It was a fitting blunder for a candidate with authenticity issues. Asked last week on CNN if the protracted Republican primary season had eroded former Massachusetts Gov. Mitt Romney’s ability to appeal to independents in the fall, Romney advisor Eric Fehrnstrom foolishly acknowledged a universal truth in presidential politics: the fact that candidates spend the primary season shoring up the base and the general election reaching beyond it.
“It’s almost like an Etch-A-Sketch,” Ferhnstrom said. “You can kind of shake it up and restart all over again.”
The line was a gift to Romney’s critics on both the right and the left. For his primary season opponents, it underscored Romney’s rap as a conviction-challenged pragmatist whose history of changing his mind on social policy issues portends an insufficiently conservative future in the Oval Office. For supporters of President Barack Obama, Fehrnstrom’s ill-advised strategy dump paved the way for a Democratic National Committee ad that practically wrote itself. Using a red-rimmed Etch A Sketch drawing toy to frame grainy images from the Republican primary trail, the spot painted Romney as a candidate of shadowy positions that should spook voters.
And that would have been that — Romney camp takes the prize for political misstep of the month — were it not for an oddly similar blunder by his Democratic rival just days later. On Monday, while speaking to Russian President Dmitry Medvedev about U.S. plans for a missile defense system that Russia opposes, Obama offered what he thought was a private comment for Medvedev to relay to Prime Minister Vladimir Putin.
“On all these issues, but particularly missile defense, this, this can be solved but it’s important for him to give me space,” Obama confided, not realizing the microphones were on. “This is my last election. After my election I have more flexibility.”
Obama and his aides later dismissed the comment as inconsequential, a mere nod to the limits of diplomatic talks during an election year. But like Fehrnstrom’s Etch A Sketch goof, Obama’s slip highlighted a longstanding concern about the president in the center-right nation he governs: the suspicion that for all the controversy Obama has generated in his first term, his second one could bring far more unpleasant surprises.
In a sense, the Obama and Romney gaffes were strikingly similar. Both compounded concerns that the candidate who wins our votes in November will not be the one governing us come January.
In Obama’s case, Americans already have learned this lesson once. After selling himself in 2008 as a post-partisan problem-solver dedicated to healing America’s divisions and getting the economy back on track, Obama has proved surprisingly ineffectual on economic issues and alarmingly ideological on social ones.
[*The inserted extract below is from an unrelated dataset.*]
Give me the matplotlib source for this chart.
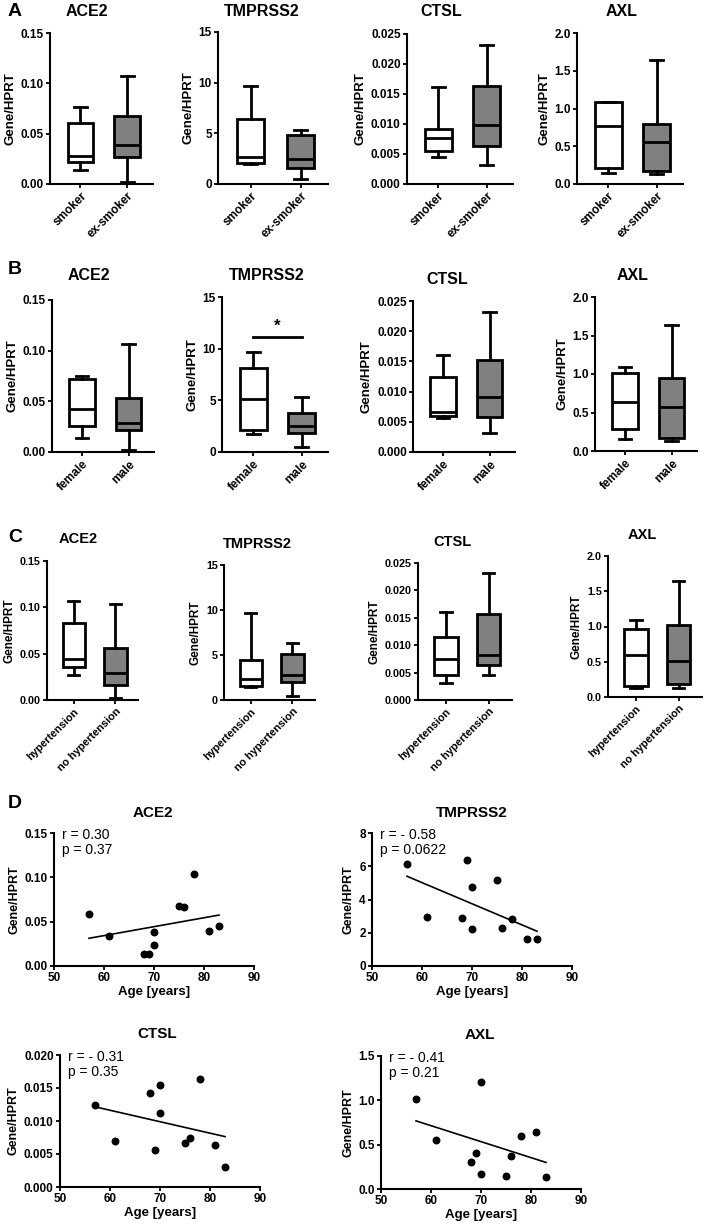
import numpy as np
import matplotlib
matplotlib.use("Agg")
import matplotlib.pyplot as plt
from matplotlib.ticker import FormatStrFormatter

plt.rcParams['font.family'] = ['Liberation Sans', 'DejaVu Sans']

# ---- data ---------------------------------------------------------------
# five-number summaries per group: [whisker low, Q1, median, Q3, whisker high]
smoking_groups = ["smoker", "ex-smoker"]
a_ace2 = [[0.014, 0.022, 0.028, 0.061, 0.076], [0.002, 0.027, 0.039, 0.068, 0.107]]
a_tmprss2 = [[2.0, 2.1, 2.7, 6.4, 9.7], [0.5, 1.6, 2.5, 4.8, 5.3]]
a_ctsl = [[0.0045, 0.0055, 0.0077, 0.0091, 0.0161], [0.0031, 0.0063, 0.0099, 0.0163, 0.0231]]
a_axl = [[0.14, 0.21, 0.77, 1.09, 1.09], [0.13, 0.17, 0.56, 0.80, 1.64]]

sex_groups = ["female", "male"]
b_ace2 = [[0.014, 0.026, 0.042, 0.072, 0.075], [0.002, 0.022, 0.029, 0.053, 0.107]]
b_tmprss2 = [[1.7, 2.1, 5.1, 8.1, 9.7], [0.5, 1.8, 2.5, 3.8, 5.3]]
b_ctsl = [[0.0056, 0.0060, 0.0066, 0.0124, 0.0161], [0.0031, 0.0058, 0.0091, 0.0153, 0.0231]]
b_axl = [[0.15, 0.28, 0.64, 1.01, 1.09], [0.13, 0.17, 0.57, 0.95, 1.64]]
b_tmprss2_sig = 11.1

htn_groups = ["hypertension", "no hypertension"]
c_ace2 = [[0.027, 0.036, 0.044, 0.083, 0.107], [0.002, 0.016, 0.029, 0.056, 0.104]]
c_tmprss2 = [[1.5, 1.6, 2.3, 4.4, 9.7], [0.5, 2.0, 2.8, 5.1, 6.3]]
c_ctsl = [[0.0031, 0.0046, 0.0075, 0.0115, 0.0161], [0.0045, 0.0064, 0.0083, 0.0157, 0.0231]]
c_axl = [[0.13, 0.16, 0.60, 0.97, 1.09], [0.13, 0.18, 0.51, 1.02, 1.64]]

age = [57, 61, 68, 69, 70, 70, 75, 76, 78, 81, 83]
d_ace2 = [0.059, 0.034, 0.014, 0.014, 0.024, 0.038, 0.068, 0.067, 0.104, 0.039, 0.045]
d_tmprss2 = [6.15, 2.95, 2.9, 6.4, 4.75, 2.25, 5.15, 2.3, 2.8, 1.65, 1.6]
d_ctsl = [0.0124, 0.0069, 0.0142, 0.0056, 0.0155, 0.0112, 0.0066, 0.0075, 0.0163, 0.0064, 0.0031]
d_axl = [1.01, 0.55, 0.30, 0.41, 1.21, 0.17, 0.15, 0.37, 0.60, 0.64, 0.14]
d_stats = ["r = 0.30\np = 0.37", "r = - 0.58\np = 0.0622",
           "r = - 0.31\np = 0.35", "r = - 0.41\np = 0.21"]

# ---- layout helpers -----------------------------------------------------
W, H = 708, 1224
fig = plt.figure(figsize=(W / 100, H / 100), dpi=100)
LW = 2.0


def add_ax(l, t, r, b):
    return fig.add_axes([l / W, 1 - b / H, (r - l) / W, (b - t) / H])


def style_axes(ax, size=8.5):
    for s in ("top", "right"):
        ax.spines[s].set_visible(False)
    for s in ("left", "bottom"):
        ax.spines[s].set_linewidth(1.5)
    ax.tick_params(width=1.3, length=3, labelsize=size, pad=1.5)
    for lab in ax.get_yticklabels() + ax.get_xticklabels():
        lab.set_fontweight("bold")


def fig_text(x, y, s, size=11.5, weight="bold", ha="center"):
    fig.text(x / W, 1 - y / H, s, ha=ha, va="center", fontsize=size, fontweight=weight)


def box_panel(rect, summaries, groups, ymax, ystep, fmt, title, tpos, small=False):
    ax = add_ax(*rect)
    stats = []
    for s, g in zip(summaries, groups):
        stats.append(dict(whislo=s[0], q1=s[1], med=s[2], q3=s[3], whishi=s[4], label=g))
    res = ax.bxp(stats, positions=[1, 2], widths=0.55, capwidths=0.27, patch_artist=True,
                 showfliers=False,
                 boxprops=dict(linewidth=LW, edgecolor="black"),
                 whiskerprops=dict(linewidth=LW, color="black"),
                 capprops=dict(linewidth=LW, color="black"),
                 medianprops=dict(linewidth=LW, color="black"))
    for patch, fc in zip(res["boxes"], ["white", "#808080"]):
        patch.set_facecolor(fc)
    ax.set_xlim(0.35, 2.55)
    ax.set_ylim(0, ymax)
    ax.set_yticks(np.arange(0, ymax + ystep / 2, ystep))
    ax.yaxis.set_major_formatter(FormatStrFormatter(fmt))
    ax.set_xticks([1, 2])
    ax.set_xticklabels(groups, rotation=45, ha="right", rotation_mode="anchor")
    ax.set_ylabel("Gene/HPRT", fontsize=8.5 if small else 9.5, fontweight="bold", labelpad=3)
    style_axes(ax, size=7.8 if small else 8.5)
    fig_text(tpos[0], tpos[1], title, size=10.5 if small else 11.5)
    return ax


def scatter_panel(rect, vals, ymax, ystep, fmt, title, tpos, txt):
    ax = add_ax(*rect)
    ax.scatter(age, vals, s=22, color="black", zorder=3, clip_on=False)
    k, c = np.polyfit(age, vals, 1)
    xs = np.array([min(age), max(age)])
    ax.plot(xs, k * xs + c, color="black", lw=1.2)
    ax.set_xlim(50, 90)
    ax.set_xticks(range(50, 91, 10))
    ax.set_ylim(0, ymax)
    ax.set_yticks(np.arange(0, ymax + ystep / 2, ystep))
    ax.yaxis.set_major_formatter(FormatStrFormatter(fmt))
    ax.set_ylabel("Gene/HPRT", fontsize=9, fontweight="bold", labelpad=3)
    ax.set_xlabel("Age [years]", fontsize=9.5, fontweight="bold", labelpad=1)
    ax.text(0.04, 1.04, txt, transform=ax.transAxes, ha="left", va="top",
            fontsize=10, linespacing=1.1)
    style_axes(ax, size=8.5)
    fig_text(tpos[0], tpos[1], title, size=11)
    return ax


# ---- panel A: smoking ---------------------------------------------------
box_panel((50, 33, 153, 184), a_ace2, smoking_groups, 0.15, 0.05, "%.2f", "ACE2", (87, 12))
box_panel((218, 32, 328, 184), a_tmprss2, smoking_groups, 15, 5, "%d", "TMPRSS2", (262, 12))
box_panel((407, 34, 513, 184), a_ctsl, smoking_groups, 0.025, 0.005, "%.3f", "CTSL", (441, 12))
box_panel((577, 33, 683, 184), a_axl, smoking_groups, 2.0, 0.5, "%.1f", "AXL", (622, 12))

# ---- panel B: sex -------------------------------------------------------
box_panel((52, 300, 154, 452), b_ace2, sex_groups, 0.15, 0.05, "%.2f", "ACE2", (89, 276))
ax_b2 = box_panel((222, 297, 328, 452), b_tmprss2, sex_groups, 15, 5, "%d", "TMPRSS2", (267, 276))
ax_b2.plot([1, 2], [b_tmprss2_sig, b_tmprss2_sig], color="black", lw=LW)
ax_b2.text(1.5, b_tmprss2_sig + 0.3, "*", ha="center", va="bottom", fontsize=12, fontweight="bold")
box_panel((413, 301, 515, 452), b_ctsl, sex_groups, 0.025, 0.005, "%.3f", "CTSL", (447, 280))
box_panel((595, 297, 697, 451), b_axl, sex_groups, 2.0, 0.5, "%.1f", "AXL", (633, 276))

# ---- panel C: hypertension ----------------------------------------------
box_panel((47, 561, 138, 700), c_ace2, htn_groups, 0.15, 0.05, "%.2f", "ACE2", (78, 539), True)
box_panel((224, 565, 315, 700), c_tmprss2, htn_groups, 15, 5, "%d", "TMPRSS2", (257, 544), True)
box_panel((418, 563, 512, 700), c_ctsl, htn_groups, 0.025, 0.005, "%.3f", "CTSL", (452, 542), True)
box_panel((608, 556, 702, 697), c_axl, htn_groups, 2.0, 0.5, "%.1f", "AXL", (642, 535), True)

# ---- panel D: age correlation -------------------------------------------
scatter_panel((54, 833, 254, 966), d_ace2, 0.15, 0.05, "%.2f", "ACE2", (153, 813), d_stats[0])
scatter_panel((372, 833, 572, 966), d_tmprss2, 8, 2, "%d", "TMPRSS2", (472, 813), d_stats[1])
scatter_panel((60, 1055, 260, 1187), d_ctsl, 0.020, 0.005, "%.3f", "CTSL", (157, 1034), d_stats[2])
scatter_panel((381, 1056, 581, 1189), d_axl, 1.5, 0.5, "%.1f", "AXL", (480, 1035), d_stats[3])

for letter, y in [("A", 12), ("B", 270), ("C", 537), ("D", 804)]:
    fig_text(8, y, letter, size=14, ha="left")

fig.savefig("out.png", dpi=100)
Although first-term presidents typically temper their partisan excesses and authoritarian impulses until after they have cleared the hurdle of reelection, Obama has not. From his unprecedented public rebuke of the Supreme Court justices sitting before him at his 2010 State of the Union address to his ramrodding of Obamacare and his more recent refusal to brook any meaningful compromise on a contraceptive mandate greeted by nationwide protests, he has stoked fears about the “flexibility” he might exercise beginning in January 2013. It’s a flexibility that could extend far beyond the realm of foreign policy, manifesting in a push for exactly the sort of radical social policies and big-government power grabs that animate the most liberal fringe of his party — the hard-core activists who have kept faith with him because they believe he is, deep down, one of them.
Romney, of course, faces the opposite challenge: distrust from the conservative party faithful who fear he is not one of them. They worry that this former management consultant harbors more passion for data and consensus than conservative principles, that his true views are closer to those of the swing voters he would court in a general election than the Republican primary voters he is wooing now. They worry, in other words, that Romney actually is what Obama only claims to be: a pragmatist.
Assuming the delegate math continues its current trajectory, November’s presidential contest will be a match between a Republican who may not be as conservative as he claims and a Democrat who may be far more liberal than he lets on. It’s not an ideal situation for Republicans, who would rather see a riveting, rock-ribbed conservative stalwart championing their cause against Obama. Yet backlash against Obama’s policies surely will turn out the vote among committed conservatives, just as passionate allegiance to him will turn out liberal partisans.
As usual, independents will decide the election. And independents weighing the rap against these two flawed contenders must ask themselves: What’s the bigger gamble, a closet centrist or a closet radical?
If swing voters ask that question, and vote accordingly, Romney may find that his primary season Achilles heel has become his saving grace. And Obama may find that his presumptuous promises of second-term flexibility never come to pass.